DIRECTION: Set down only those lines that fall from the line containing "Emit a Python" through the line containing "from matplotlib.patches import Ellipse", unchanged and without pictures.
──────────────────────────────
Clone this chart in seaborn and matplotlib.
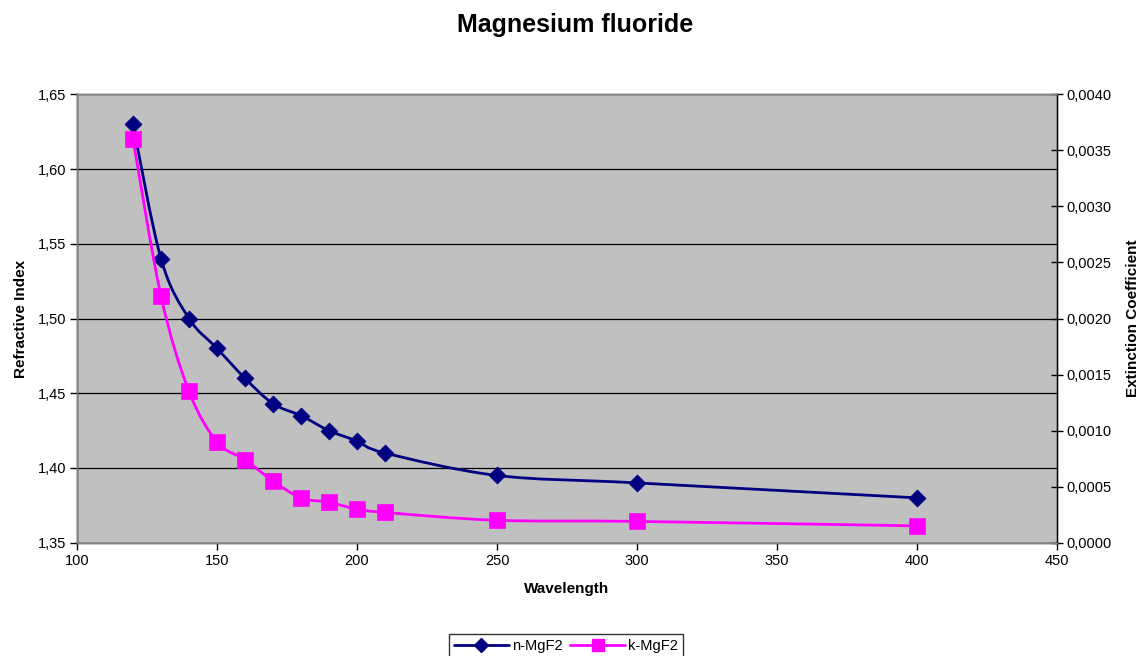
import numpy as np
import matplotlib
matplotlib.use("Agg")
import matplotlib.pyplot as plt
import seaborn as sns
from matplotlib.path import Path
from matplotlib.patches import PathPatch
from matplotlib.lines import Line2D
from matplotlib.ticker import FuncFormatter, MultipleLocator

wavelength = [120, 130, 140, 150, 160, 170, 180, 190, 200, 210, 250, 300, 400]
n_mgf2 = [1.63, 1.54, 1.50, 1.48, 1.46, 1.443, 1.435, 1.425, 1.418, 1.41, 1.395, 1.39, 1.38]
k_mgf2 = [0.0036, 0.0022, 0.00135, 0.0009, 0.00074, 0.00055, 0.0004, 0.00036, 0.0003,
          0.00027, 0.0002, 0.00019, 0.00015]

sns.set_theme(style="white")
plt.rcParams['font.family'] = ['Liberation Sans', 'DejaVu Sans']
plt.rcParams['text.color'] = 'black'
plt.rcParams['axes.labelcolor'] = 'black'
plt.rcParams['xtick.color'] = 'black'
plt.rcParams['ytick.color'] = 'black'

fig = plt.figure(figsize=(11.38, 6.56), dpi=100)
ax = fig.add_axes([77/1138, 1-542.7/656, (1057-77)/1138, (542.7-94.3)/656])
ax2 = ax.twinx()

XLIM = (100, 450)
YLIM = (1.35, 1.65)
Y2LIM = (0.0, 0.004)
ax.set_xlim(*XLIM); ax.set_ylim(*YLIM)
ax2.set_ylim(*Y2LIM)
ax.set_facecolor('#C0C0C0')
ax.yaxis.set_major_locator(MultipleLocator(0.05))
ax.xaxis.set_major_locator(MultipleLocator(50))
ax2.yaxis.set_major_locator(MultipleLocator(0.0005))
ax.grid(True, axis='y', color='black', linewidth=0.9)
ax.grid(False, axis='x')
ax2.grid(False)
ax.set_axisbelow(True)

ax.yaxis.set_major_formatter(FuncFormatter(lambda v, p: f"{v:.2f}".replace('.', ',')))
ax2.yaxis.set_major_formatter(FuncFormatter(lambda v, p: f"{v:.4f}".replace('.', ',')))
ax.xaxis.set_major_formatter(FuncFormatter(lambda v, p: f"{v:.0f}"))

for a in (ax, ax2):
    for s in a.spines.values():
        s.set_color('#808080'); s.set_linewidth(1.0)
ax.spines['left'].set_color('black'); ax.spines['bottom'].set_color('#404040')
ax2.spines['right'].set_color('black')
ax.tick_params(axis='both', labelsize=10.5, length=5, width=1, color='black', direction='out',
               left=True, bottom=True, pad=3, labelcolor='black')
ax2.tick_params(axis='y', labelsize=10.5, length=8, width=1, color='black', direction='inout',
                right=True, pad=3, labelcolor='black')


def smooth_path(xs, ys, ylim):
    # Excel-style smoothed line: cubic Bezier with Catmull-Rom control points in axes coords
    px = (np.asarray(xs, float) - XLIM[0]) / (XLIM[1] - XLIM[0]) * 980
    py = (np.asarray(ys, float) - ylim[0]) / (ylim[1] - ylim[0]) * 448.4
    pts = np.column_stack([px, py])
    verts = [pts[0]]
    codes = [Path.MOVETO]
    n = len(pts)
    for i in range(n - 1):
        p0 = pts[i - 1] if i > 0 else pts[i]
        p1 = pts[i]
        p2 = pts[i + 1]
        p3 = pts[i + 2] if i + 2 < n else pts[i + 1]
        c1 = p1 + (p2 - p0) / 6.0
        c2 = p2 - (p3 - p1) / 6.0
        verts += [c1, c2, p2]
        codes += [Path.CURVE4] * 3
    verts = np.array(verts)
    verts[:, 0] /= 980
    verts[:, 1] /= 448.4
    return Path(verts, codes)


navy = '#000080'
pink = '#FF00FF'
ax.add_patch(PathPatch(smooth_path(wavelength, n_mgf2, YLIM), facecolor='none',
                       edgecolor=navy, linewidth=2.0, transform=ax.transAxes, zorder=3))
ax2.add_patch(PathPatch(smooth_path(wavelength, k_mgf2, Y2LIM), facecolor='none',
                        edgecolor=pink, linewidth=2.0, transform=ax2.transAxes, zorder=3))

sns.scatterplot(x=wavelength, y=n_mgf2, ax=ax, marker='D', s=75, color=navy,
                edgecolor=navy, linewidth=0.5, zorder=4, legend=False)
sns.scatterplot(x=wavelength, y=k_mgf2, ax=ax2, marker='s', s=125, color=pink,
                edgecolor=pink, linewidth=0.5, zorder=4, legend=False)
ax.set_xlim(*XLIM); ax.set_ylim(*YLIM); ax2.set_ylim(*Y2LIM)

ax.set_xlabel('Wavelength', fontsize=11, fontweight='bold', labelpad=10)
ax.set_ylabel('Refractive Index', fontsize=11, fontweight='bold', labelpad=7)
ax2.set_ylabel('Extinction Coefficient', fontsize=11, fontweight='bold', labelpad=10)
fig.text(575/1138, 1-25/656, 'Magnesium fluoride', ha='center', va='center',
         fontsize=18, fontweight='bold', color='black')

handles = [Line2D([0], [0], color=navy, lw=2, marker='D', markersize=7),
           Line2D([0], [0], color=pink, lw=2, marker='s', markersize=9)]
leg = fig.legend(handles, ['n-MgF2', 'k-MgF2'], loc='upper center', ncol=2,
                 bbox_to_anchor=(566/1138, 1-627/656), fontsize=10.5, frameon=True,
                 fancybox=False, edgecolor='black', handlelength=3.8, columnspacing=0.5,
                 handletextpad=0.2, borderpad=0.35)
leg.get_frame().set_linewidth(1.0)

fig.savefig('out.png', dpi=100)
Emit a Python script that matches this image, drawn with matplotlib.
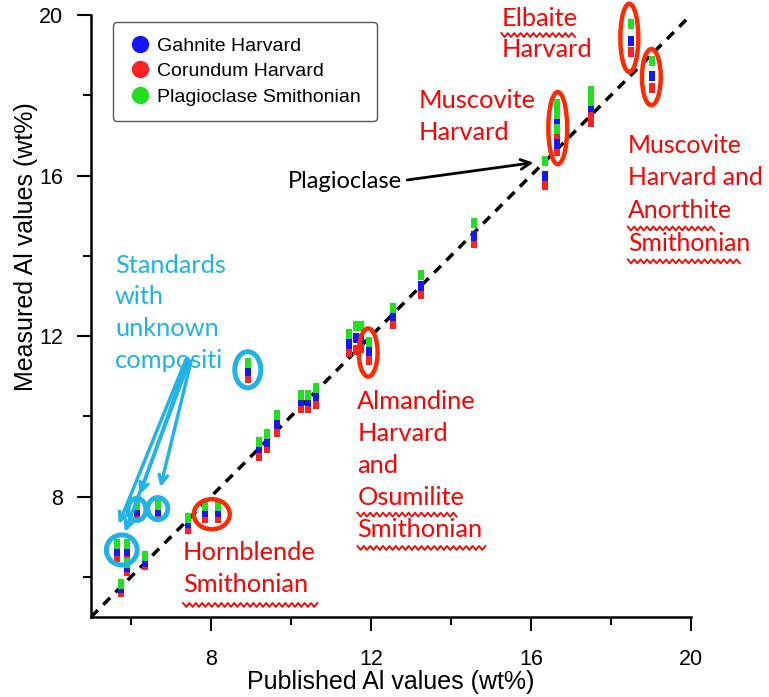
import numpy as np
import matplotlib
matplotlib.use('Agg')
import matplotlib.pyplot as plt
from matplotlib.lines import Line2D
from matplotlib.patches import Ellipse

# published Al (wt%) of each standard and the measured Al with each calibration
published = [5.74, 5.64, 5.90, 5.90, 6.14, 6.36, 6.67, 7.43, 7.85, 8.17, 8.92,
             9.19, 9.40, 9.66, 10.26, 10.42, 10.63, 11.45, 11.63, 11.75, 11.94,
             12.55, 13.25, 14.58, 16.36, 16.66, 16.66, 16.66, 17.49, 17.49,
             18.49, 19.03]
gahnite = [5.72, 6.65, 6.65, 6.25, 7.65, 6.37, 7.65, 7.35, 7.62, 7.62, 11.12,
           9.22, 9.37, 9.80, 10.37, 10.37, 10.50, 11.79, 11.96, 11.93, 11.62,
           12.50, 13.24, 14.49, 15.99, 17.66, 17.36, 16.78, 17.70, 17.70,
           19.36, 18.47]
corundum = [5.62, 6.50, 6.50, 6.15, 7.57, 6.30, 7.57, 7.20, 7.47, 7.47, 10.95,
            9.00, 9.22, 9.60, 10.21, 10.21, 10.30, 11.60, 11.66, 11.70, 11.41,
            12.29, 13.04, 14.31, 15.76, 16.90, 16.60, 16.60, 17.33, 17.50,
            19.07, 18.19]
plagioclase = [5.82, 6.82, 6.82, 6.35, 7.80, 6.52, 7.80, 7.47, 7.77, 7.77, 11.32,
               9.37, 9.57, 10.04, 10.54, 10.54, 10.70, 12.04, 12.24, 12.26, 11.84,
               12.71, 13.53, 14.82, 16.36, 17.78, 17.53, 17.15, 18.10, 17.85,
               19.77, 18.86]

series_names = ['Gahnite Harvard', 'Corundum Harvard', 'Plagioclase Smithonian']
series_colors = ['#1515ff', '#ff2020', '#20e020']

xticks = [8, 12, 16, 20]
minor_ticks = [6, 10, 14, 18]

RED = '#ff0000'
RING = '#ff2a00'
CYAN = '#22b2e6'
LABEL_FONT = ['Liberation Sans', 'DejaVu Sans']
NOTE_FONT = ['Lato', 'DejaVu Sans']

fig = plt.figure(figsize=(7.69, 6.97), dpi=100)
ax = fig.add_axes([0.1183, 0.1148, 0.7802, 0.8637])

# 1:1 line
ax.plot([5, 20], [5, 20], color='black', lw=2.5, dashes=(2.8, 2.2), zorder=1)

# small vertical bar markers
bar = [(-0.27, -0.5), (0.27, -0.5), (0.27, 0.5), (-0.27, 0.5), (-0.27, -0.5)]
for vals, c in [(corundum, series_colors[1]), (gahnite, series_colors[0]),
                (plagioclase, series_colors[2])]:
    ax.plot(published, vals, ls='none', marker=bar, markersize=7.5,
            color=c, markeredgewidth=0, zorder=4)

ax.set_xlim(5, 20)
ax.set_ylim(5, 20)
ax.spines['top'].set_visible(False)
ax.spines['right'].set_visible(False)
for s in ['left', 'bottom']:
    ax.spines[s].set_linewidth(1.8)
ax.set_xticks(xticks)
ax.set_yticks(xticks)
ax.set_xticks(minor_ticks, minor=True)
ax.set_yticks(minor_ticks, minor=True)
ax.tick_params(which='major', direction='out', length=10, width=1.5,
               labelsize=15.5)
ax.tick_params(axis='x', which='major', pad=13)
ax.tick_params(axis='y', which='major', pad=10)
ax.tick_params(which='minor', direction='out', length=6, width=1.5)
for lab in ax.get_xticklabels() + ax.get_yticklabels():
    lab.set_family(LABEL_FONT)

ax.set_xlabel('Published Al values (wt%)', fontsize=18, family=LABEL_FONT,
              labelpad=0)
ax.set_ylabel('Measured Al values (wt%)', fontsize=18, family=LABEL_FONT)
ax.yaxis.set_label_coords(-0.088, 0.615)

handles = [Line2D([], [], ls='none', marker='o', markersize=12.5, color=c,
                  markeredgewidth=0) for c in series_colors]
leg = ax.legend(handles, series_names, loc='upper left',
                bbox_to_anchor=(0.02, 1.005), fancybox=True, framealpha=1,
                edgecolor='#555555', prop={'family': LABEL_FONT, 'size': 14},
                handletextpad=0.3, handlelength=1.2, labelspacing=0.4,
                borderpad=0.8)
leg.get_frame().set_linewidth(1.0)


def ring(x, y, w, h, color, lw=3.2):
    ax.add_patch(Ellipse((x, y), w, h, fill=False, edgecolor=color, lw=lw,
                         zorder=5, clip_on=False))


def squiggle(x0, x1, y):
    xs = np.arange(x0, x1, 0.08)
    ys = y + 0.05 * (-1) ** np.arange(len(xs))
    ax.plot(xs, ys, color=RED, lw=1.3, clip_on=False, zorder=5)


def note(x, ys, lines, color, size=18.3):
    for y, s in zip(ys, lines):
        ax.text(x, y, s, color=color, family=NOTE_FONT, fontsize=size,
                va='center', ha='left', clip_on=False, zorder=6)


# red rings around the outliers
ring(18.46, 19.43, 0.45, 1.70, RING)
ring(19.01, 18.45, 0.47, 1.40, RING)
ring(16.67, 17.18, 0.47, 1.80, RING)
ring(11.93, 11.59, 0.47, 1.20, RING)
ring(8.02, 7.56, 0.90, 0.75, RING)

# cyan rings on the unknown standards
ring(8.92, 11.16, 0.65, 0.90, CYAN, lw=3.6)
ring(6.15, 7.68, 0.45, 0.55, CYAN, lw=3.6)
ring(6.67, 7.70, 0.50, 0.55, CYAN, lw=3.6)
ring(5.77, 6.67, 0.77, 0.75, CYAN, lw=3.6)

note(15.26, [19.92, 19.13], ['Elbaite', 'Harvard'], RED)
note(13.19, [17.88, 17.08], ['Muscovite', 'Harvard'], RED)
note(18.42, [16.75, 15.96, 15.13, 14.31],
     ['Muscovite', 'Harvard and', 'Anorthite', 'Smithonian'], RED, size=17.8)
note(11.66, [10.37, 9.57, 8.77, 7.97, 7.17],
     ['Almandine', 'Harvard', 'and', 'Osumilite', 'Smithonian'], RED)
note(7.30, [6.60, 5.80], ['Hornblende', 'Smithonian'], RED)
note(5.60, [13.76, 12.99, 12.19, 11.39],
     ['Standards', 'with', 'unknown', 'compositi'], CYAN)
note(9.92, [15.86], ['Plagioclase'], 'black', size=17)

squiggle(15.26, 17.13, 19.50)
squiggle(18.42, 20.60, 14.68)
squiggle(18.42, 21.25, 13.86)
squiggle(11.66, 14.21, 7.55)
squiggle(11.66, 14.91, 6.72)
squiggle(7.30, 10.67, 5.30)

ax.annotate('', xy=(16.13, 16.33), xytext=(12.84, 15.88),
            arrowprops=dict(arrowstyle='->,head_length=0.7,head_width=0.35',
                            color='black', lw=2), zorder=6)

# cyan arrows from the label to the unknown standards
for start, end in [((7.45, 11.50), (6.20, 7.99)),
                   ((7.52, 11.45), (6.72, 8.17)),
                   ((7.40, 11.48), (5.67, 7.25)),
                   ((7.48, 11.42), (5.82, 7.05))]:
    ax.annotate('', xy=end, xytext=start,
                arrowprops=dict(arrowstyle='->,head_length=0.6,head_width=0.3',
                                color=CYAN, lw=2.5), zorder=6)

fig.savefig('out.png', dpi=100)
──────────────────────────────
ANSWER TO THE PROBLEM:
Emit a Python script that matches this image, drawn with matplotlib.
import numpy as np
import matplotlib
matplotlib.use('Agg')
import matplotlib.pyplot as plt
from matplotlib.lines import Line2D
from matplotlib.patches import Ellipse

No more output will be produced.